══ Input for this task

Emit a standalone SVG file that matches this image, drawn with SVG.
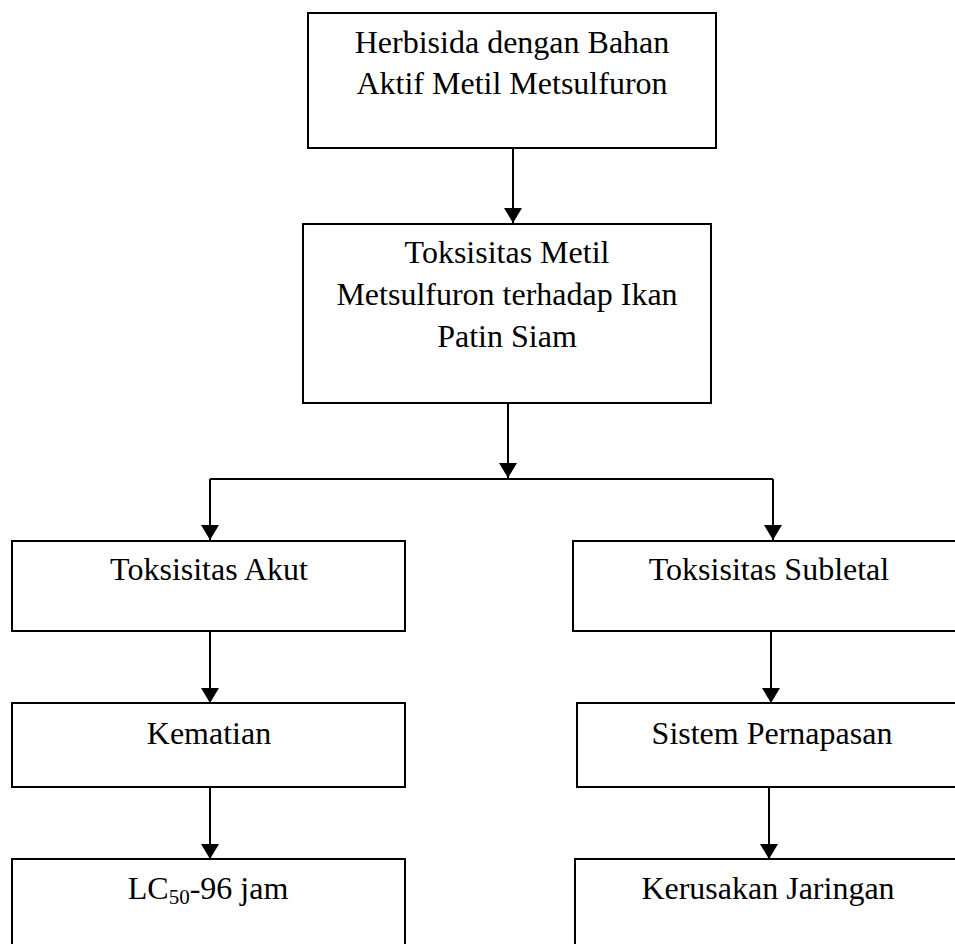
<svg xmlns="http://www.w3.org/2000/svg" width="955" height="944" viewBox="0 0 955 944">
<style>
.box{fill:#fff;stroke:#000;stroke-width:2}
.t{font-family:"Liberation Serif","Times New Roman",serif;font-size:32px;fill:#000;text-anchor:middle}
.c{stroke:#000;stroke-width:2;fill:none}
.ca{stroke:#000;stroke-width:2;fill:none;marker-end:url(#ah)}
</style>
<defs>
<marker id="ah" markerUnits="userSpaceOnUse" markerWidth="18" markerHeight="18" refX="15" refY="9" orient="auto">
<path d="M0,0 L15,9 L0,18 z" fill="#000"/>
</marker>
</defs>
<rect width="955" height="944" fill="#fff"/>
<g id="connectors">
<line class="ca" x1="513" y1="148" x2="513" y2="223"/>
<line class="ca" x1="508" y1="403" x2="508" y2="478"/>
<line class="c" x1="210" y1="479" x2="773" y2="479"/>
<line class="ca" x1="210" y1="479" x2="210" y2="540"/>
<line class="ca" x1="773" y1="479" x2="773" y2="540"/>
<line class="ca" x1="210" y1="631" x2="210" y2="703"/>
<line class="ca" x1="210" y1="787" x2="210" y2="859"/>
<line class="ca" x1="771" y1="631" x2="771" y2="703"/>
<line class="ca" x1="769" y1="787" x2="769" y2="859"/>
</g>
<g id="n1">
<rect class="box" x="308" y="13" width="408" height="135"/>
<text class="t" x="512" y="53">Herbisida dengan Bahan</text>
<text class="t" x="512" y="94">Aktif Metil Metsulfuron</text>
</g>
<g id="n2">
<rect class="box" x="303" y="224" width="408" height="179"/>
<text class="t" x="507" y="263">Toksisitas Metil</text>
<text class="t" x="507" y="305">Metsulfuron terhadap Ikan</text>
<text class="t" x="507" y="347">Patin Siam</text>
</g>
<g id="n3">
<rect class="box" x="12" y="541" width="393" height="90"/>
<text class="t" x="209" y="580">Toksisitas Akut</text>
</g>
<g id="n4">
<rect class="box" x="573" y="541" width="400" height="90"/>
<text class="t" x="769" y="580">Toksisitas Subletal</text>
</g>
<g id="n5">
<rect class="box" x="12" y="703" width="393" height="84"/>
<text class="t" x="209" y="744">Kematian</text>
</g>
<g id="n6">
<rect class="box" x="577" y="703" width="400" height="84"/>
<text class="t" x="772" y="744">Sistem Pernapasan</text>
</g>
<g id="n7">
<rect class="box" x="12" y="859" width="393" height="100"/>
<text class="t" x="208" y="899">LC<tspan font-size="21" dy="5">50</tspan><tspan dy="-5">-96 jam</tspan></text>
</g>
<g id="n8">
<rect class="box" x="575" y="859" width="400" height="100"/>
<text class="t" x="768" y="899">Kerusakan Jaringan</text>
</g>
</svg>
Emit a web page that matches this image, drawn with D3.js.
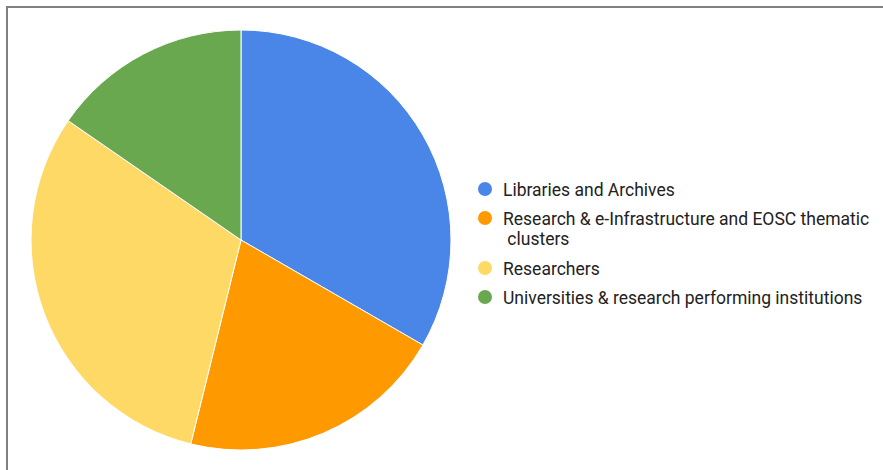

════

▶ [Description of the task]: Copy each line of the entries that includes the word "Emit".

▶ [Reply]:
Emit a standalone SVG file that matches this image, drawn with SVG.
Emit a web page that matches this image, drawn with D3.js.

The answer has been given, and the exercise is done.